HOUSTON--(EON: Enhanced Online News)--Calpine Corporation (NYSE:CPN) today closed the previously announced acquisition of Noble Americas Energy Solutions, LLC (“Noble Solutions”), the nation’s largest independent supplier of power to commercial and industrial retail customers.
Noble Solutions currently serves commercial and industrial customers in 18 states nationwide, including California, Texas, the Mid-Atlantic and the Northeastern United States, where Calpine’s wholesale power generation fleet is primarily concentrated. The organization will remain headquartered in San Diego under the leadership of Jim Wood, who will remain its President and report to Trey Griggs, Calpine’s Executive Vice President and Chief Commercial Officer. Its name will be changed to Calpine Energy Solutions, LLC, pending state-level regulatory approval.
“Noble Solutions has built an impressive retail platform serving sophisticated commercial and industrial customers, and we are excited to welcome their talented professionals into the Calpine family,” said Griggs. “The Noble Solutions team’s delivery of customized product offerings effectively manages customers’ complex energy needs. We look forward to working together to build on their track record of success and to further leverage Calpine’s complementary generation fleet to create tailored solutions for customers.”
“Today, we are thrilled to join the Calpine team,” said Wood. “Our customers will continue to receive the highest level of service that is the standard at Noble Solutions. With Calpine, our retail platform is now backed by a clean, modern and flexible generation fleet and a strong balance sheet that will allow us to provide greater value-added products and services.”
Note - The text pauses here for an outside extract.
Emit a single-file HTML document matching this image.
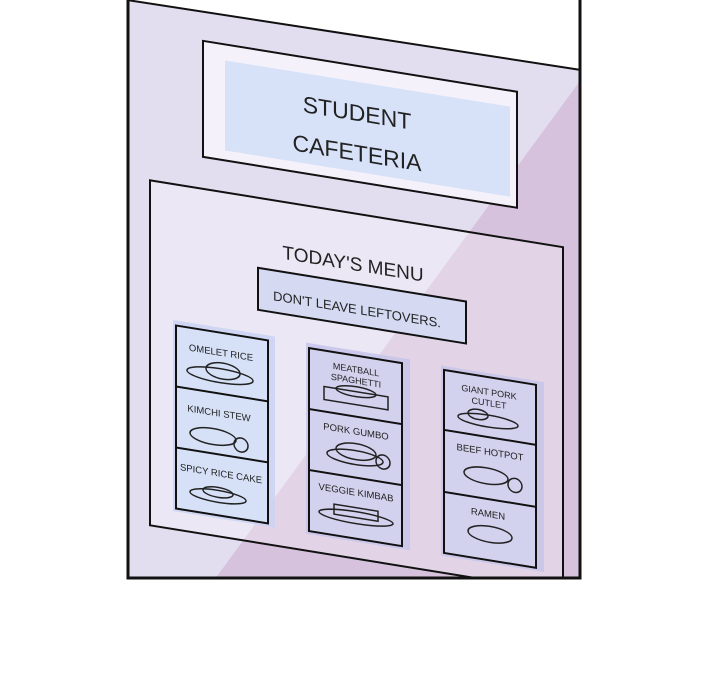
<!DOCTYPE html>
<html><head><meta charset="utf-8"><style>
html,body{margin:0;padding:0;background:#fff;width:720px;height:700px;overflow:hidden}
text{font-family:"Liberation Sans",sans-serif;fill:#222}
</style></head><body>
<svg width="720" height="700" viewBox="0 0 720 700" xmlns="http://www.w3.org/2000/svg">
<defs><clipPath id="pc"><rect x="127" y="0" width="454" height="579"/></clipPath></defs>
<g clip-path="url(#pc)">
<rect x="127" y="0" width="454" height="579" fill="#e2ddef"/>
<polygon points="610,40 610,579 215,579" fill="#d6c2dc"/>
<polygon points="127,0 581,0 581,70 127,0" fill="#fff"/>
<g transform="matrix(1,0.162,0,1,0,0)">
 <rect x="203" y="8" width="314" height="116" fill="#f4f1fa" stroke="#111" stroke-width="2"/>
 <rect x="225" y="24" width="285" height="90" fill="#d4e0f8" opacity="0.9"/>
 <text x="357" y="63" font-size="23" text-anchor="middle">STUDENT</text>
 <text x="357" y="103" font-size="23" text-anchor="middle">CAFETERIA</text>
 <rect x="150" y="156" width="413" height="345" fill="#fff" fill-opacity="0.3" stroke="#111" stroke-width="2"/>
 <text x="353" y="213" font-size="19" text-anchor="middle">TODAY'S MENU</text>
 <rect x="258" y="226" width="208" height="42" fill="#d5daf2" stroke="#111" stroke-width="2"/>
 <text x="357" y="256" font-size="13" text-anchor="middle">DON'T LEAVE LEFTOVERS.</text>
 <g>
  <rect x="173" y="292" width="102" height="191" fill="#c8d2f2" opacity="0.8"/>
  <rect x="176" y="297" width="92" height="183" fill="#d6e1f7" stroke="#111" stroke-width="2"/>
  <line x1="176" y1="358" x2="268" y2="358" stroke="#111" stroke-width="2"/>
  <line x1="176" y1="419" x2="268" y2="419" stroke="#111" stroke-width="2"/>
  <text x="221" y="320" font-size="9.5" text-anchor="middle">OMELET RICE</text>
  <text x="219" y="381" font-size="9.5" text-anchor="middle">KIMCHI STEW</text>
  <text x="221" y="441" font-size="9.5" text-anchor="middle">SPICY RICE CAKE</text>
  <g fill="none" stroke="#222" stroke-width="1.5">
   <ellipse cx="220" cy="340" rx="33" ry="7"/><ellipse cx="223" cy="335" rx="17" ry="8"/>
   <ellipse cx="213" cy="402" rx="23" ry="8"/><circle cx="241" cy="406" r="7"/>
   <ellipse cx="218" cy="461" rx="28" ry="6"/><ellipse cx="218" cy="457" rx="15" ry="5"/>
  </g>
 </g>
 <g>
  <rect x="306" y="293" width="104" height="191" fill="#c4c3ea" opacity="0.8"/>
  <rect x="309" y="298" width="93" height="183" fill="#d3d2ee" stroke="#111" stroke-width="2"/>
  <line x1="309" y1="359" x2="402" y2="359" stroke="#111" stroke-width="2"/>
  <line x1="309" y1="420" x2="402" y2="420" stroke="#111" stroke-width="2"/>
  <text x="356" y="315" font-size="9" text-anchor="middle">MEATBALL</text>
  <text x="356" y="326" font-size="9" text-anchor="middle">SPAGHETTI</text>
  <text x="356" y="377" font-size="9.5" text-anchor="middle">PORK GUMBO</text>
  <text x="356" y="438" font-size="9.5" text-anchor="middle">VEGGIE KIMBAB</text>
  <g fill="none" stroke="#222" stroke-width="1.5">
   <rect x="324" y="334" width="64" height="13"/><ellipse cx="356" cy="334" rx="20" ry="5"/>
   <ellipse cx="355" cy="400" rx="28" ry="7"/><ellipse cx="356" cy="394" rx="20" ry="8"/><circle cx="383" cy="400" r="7"/>
   <ellipse cx="356" cy="460" rx="37" ry="6"/><rect x="334" y="450" width="44" height="10"/>
  </g>
 </g>
 <g>
  <rect x="441" y="294" width="103" height="190" fill="#c4c3ea" opacity="0.8"/>
  <rect x="444" y="298" width="92" height="183" fill="#d3d2ee" stroke="#111" stroke-width="2"/>
  <line x1="444" y1="358" x2="536" y2="358" stroke="#111" stroke-width="2"/>
  <line x1="444" y1="420" x2="536" y2="420" stroke="#111" stroke-width="2"/>
  <text x="489" y="316" font-size="9" text-anchor="middle">GIANT PORK</text>
  <text x="489" y="327" font-size="9" text-anchor="middle">CUTLET</text>
  <text x="490" y="376" font-size="9.5" text-anchor="middle">BEEF HOTPOT</text>
  <text x="488" y="438" font-size="9.5" text-anchor="middle">RAMEN</text>
  <g fill="none" stroke="#222" stroke-width="1.5">
   <ellipse cx="488" cy="342" rx="30" ry="6"/><ellipse cx="478" cy="337" rx="10" ry="5"/>
   <ellipse cx="486" cy="397" rx="22" ry="8"/><circle cx="515" cy="402" r="7"/>
   <ellipse cx="490" cy="455" rx="22" ry="8"/>
  </g>
 </g>
</g>
</g>
<line x1="127" y1="0" x2="581" y2="70" stroke="#111" stroke-width="2"/>
<rect x="128" y="-5" width="452" height="583" fill="none" stroke="#111" stroke-width="3"/>
</svg>
</body></html>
Calpine purchased Noble Solutions for $800 million plus working capital. Through collateral optimization and synergies and the runoff of acquired legacy hedges, Calpine expects net cash deployed (including working capital) of approximately $900 million by year-end 2016, declining to approximately $700 million substantially within the first year.
The acquisition was funded with a combination of cash on hand and a one-year, $550 million term loan priced at LIBOR plus 175 basis points. The company intends to repay the term loan during 2017 with proceeds from announced asset sales and cash from operations, including that generated from the anticipated collateral synergies.
Concurrent with the closing of the Noble Solutions acquisition, Calpine has upsized its corporate revolver to approximately $1.8 billion through June 2020.
Calpine Corporation is America’s largest generator of electricity from natural gas and geothermal resources with operations in competitive power markets. Our fleet of 82 power plants in operation or under construction represents nearly 27,000 megawatts of generation capacity. Through wholesale power operations and our retail businesses Noble Americas Energy Solutions (soon to be Calpine Energy Solutions) and Champion Energy, we serve customers in 24 states, Canada and Mexico. Our clean, efficient, modern and flexible fleet uses advanced technologies to generate power in a low-carbon and environmentally responsible manner. We are uniquely positioned to benefit from the secular trends affecting our industry, including the abundant and affordable supply of clean natural gas, stricter environmental regulation, aging power generation infrastructure and the increasing need for dispatchable power plants to successfully integrate intermittent renewables into the grid. Please visit www.calpine.com to learn more about why Calpine is a generation ahead – today.
In addition to historical information, this release contains forward-looking statements within the meaning of the Private Securities Litigation Reform Act of 1995, Section 27A of the Securities Act of 1933, as amended, and Section 21E of the Securities Exchange Act of 1934, as amended. Words such as “believe,” “intend,” “expect,” “anticipate,” “plan,” “may,” “will,” “should,” “estimate,” “potential,” “project” and similar expressions identify forward-looking statements. Such statements include, among others, those concerning expected financial performance and strategic and operational plans, as well as assumptions, expectations, predictions, intentions or beliefs about future events. You are cautioned that any such forward-looking statements are not guarantees of future performance and that a number of risks and uncertainties could cause actual results to differ materially from those anticipated in the forward-looking statements. Please see the risks identified in this release or in Calpine’s reports and registration statements filed with the Securities and Exchange Commission, including, without limitation, the risk factors identified in its Annual Report on Form 10-K for the year ended Dec. 31, 2015 and its Quarterly Report on Form 10-Q for the three months ended September 30, 2016. These filings are available by visiting the Securities and Exchange Commission’s website at www.sec.gov or Calpine’s website at www.calpine.com. Given the risks and uncertainties surrounding forward-looking statements, you should not place undue reliance on these statements. Many of these factors are beyond our ability to control or predict. Our forward-looking statements speak only as of the date of this release. Actual results or developments may differ materially from the expectations expressed or implied in the forward-looking statements, and, other than as required by law, Calpine undertakes no obligation to update any such statements, whether as a result of new information, future events, or otherwise.